En la cancha la espera duró otras dos horas, siempre con las manos en la nuca, aunque ahora de pie. Nos permitieron en algún momento sentarnos y hasta nos dieron agua una vez que empezó el traslado hacia el Estadio Chile, operación muy demorosa porque había pocas micros disponibles.
Durante todo ese período no cesamos de oir disparos. Seguía el rastreo y, según me enteré mucho tiempo después, se completaba la operación que daría el trágico balance final.

En el Estadio Chile todos fueron invariablemente humillados. Usaban a veces la técnica siguiente: el profesor se acercaba a la mesa del oficial que interrogaba, esperaba largos minutos hasta que éste levantaba la vista y mirándolo socarronamente le decía: "¿Y qué estai haciendo en pelotas, huevón boludo, que no te da vergüenza? ¿No te dai cuenta que estai haciendo el ridículo? ¡Anda a vestirte, mierda!". Se vestía. Nuevos minutos de espera. El oficial finalmente volvía a dirigirle la palabra: "¿Y quién te autorizó a vestirte, concha de tu madre? ¡Ya, anda a sacarte la ropa, huevón!"
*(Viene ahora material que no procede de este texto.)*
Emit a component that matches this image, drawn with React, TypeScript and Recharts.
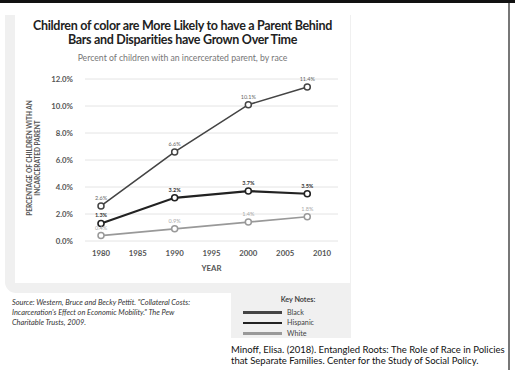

Y así, sucesivamente. Durante horas. Teníamos todo el tiempo del mundo. Lo ocupábamos, mientras llegaba nuestro turno de ser interrogados, obligados a un falso trote, rítmicos saltitos en el sitio en que cada cual estaba parado. Sin detenerse, porque no nos estaba permitido.

En los días siguientes fuimos llevados al Estadio Nacional... a la carcel Pública, a la Penitenciaría, al campo de concentración de Chabuco... Puchuncaví, Tres Alamos, Cuatro Alamos... varios fueron expulsados del país. El caso más conocido es el de Kirberg, quien junto con dirigentes de la Unidad Popular y miembros del gobierno, fue confinado a la Isla Dawson...



Todo partió aquella noche del 11 con el asalto que queda relatado. El día 12 la tarea propiamente militar se completó. Hubo más bajas. Unos pocos estudiantes fueron fusilados y otros fueron cazados a balazos mientras trataban de huir. Testigos de la Villa Portales cuentan que un pequeño grupo de jóvenes, en su fuga loca, se trepó a la copa de agua que hay vecina al estadio de la universidad. De allí los bajaron a tiro limpio.

No sé sus nombres. Ni siquiera sabemos con exactitud cuántos fueron. Sus cadáveres fueron abandonados por el Ejército y apilados en los patios de la Escuela de Artes y Oficios. Estuvieron allí varios días y sólo fueron retirados cuando el vecindario reclamó porque la pestilencia empezaba a tornarse insoportable.